Until I write my book (don't all vets have a secret desire to be James Herriot?) I will "give away" my tricks to as many people as possible. If only 1% of them use it, I will have saved any number of dogs and their people, so it is worth it to me.

Anon #2: Yup, handling feet, mouths, and ears are essential. See part 2 of this series for the details. Good breeders give their puppies a basis for learning by handling them every day, and instructing the new owners to continue. Vets LOVE puppies and dogs who have had this training. It makes it so much easier to do our job if we can avoid the stress of a wrestling match.

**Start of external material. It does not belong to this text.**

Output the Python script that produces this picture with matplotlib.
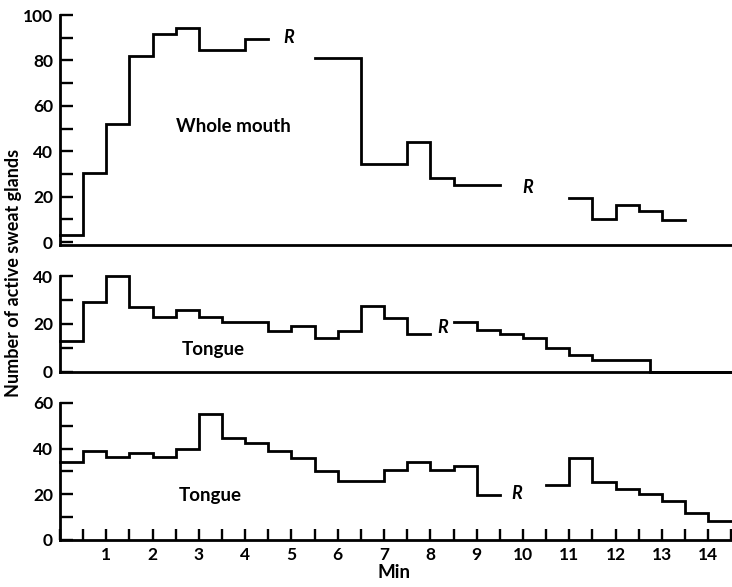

Kathy & Holly: For adult dogs, especially shelter dogs and those who come with "baggage," my best advice is training classes. Reading books, watching TV shows (where hours of training are compressed into 15 minutes of "magic") and getting on-line advice are no substitute for a good trainer in real life. I suggest a one-on-one session with a trainer, who can evaluate your dog and assess whether you would do better in a group class or if it needs individual help first. Look for a positive, motivational trainer and run if he/she suggests hanging, alpha rolls, or other harsh methods. ("Choker" collars aren't harsh, if used appropriately - NOT for choking - but pinch collars are rarely needed and too easy to abuse, in my opinion.) DO take a training class where you attend with your dog, DON'T send him to doggie boot camp where someone else trains him and sends you back a "finished" dog. 75% of "dog training" is really "owner training," which is a lot harder. A good book to help you understand your adult adoptee is Carol Lea Benjamin's "Second Hand Dog."

Liza & Susan: Thanks for the positive reinforcement. Your blogger is wriggling all over with glee and eager to continue posting, despite chronic dial-up issues.